Una pequeña derrota, no hace falta mucho más. Esa es, pues, la estrategia que debe adoptarse con Putin. Forzarle inesperadamente a una capitulación, aunque sea pequeña, sería suficiente para derrumbar su imperio.

Por fin jugamos. Decidimos mover en pocos segundos. Kasparov sacrifica un alfil. Sé que es un cebo, que lo ha hecho a propósito, pero son tan pocas las centésimas de segundo en las que me es dado razonar que me como el alfil, pensando que—puesto que iba a perder de todos modos— por lo menos podré contar que le comí una pieza importante al campeón de todos los tiempos. Pocos movimientos me separan del inevitable colapso y del jaque mate. Recogemos las piezas, cerramos el tablero y Kasparov, con un rotulador, me lo dedica.
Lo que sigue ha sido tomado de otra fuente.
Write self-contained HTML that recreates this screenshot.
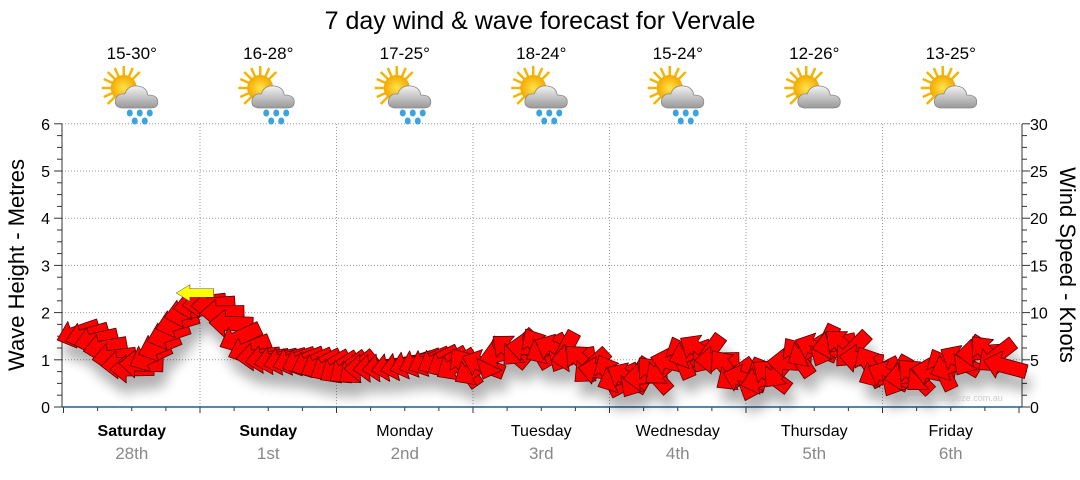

Vuelvo a casa sabiendo que tal vez nunca pueda ganar a un adversario tan grande, pero consciente también de que el mero intento de ponerlo en jaque es una obra extraordinaria. Entiendo así por qué un jugador de ajedrez ha decidido convertirse en el gran adversario de Putin. Un jugador de ajedrez sólo puede jugar con inteligencia, con estrategia, con lealtad. No hay ajedrez si no hay libertad.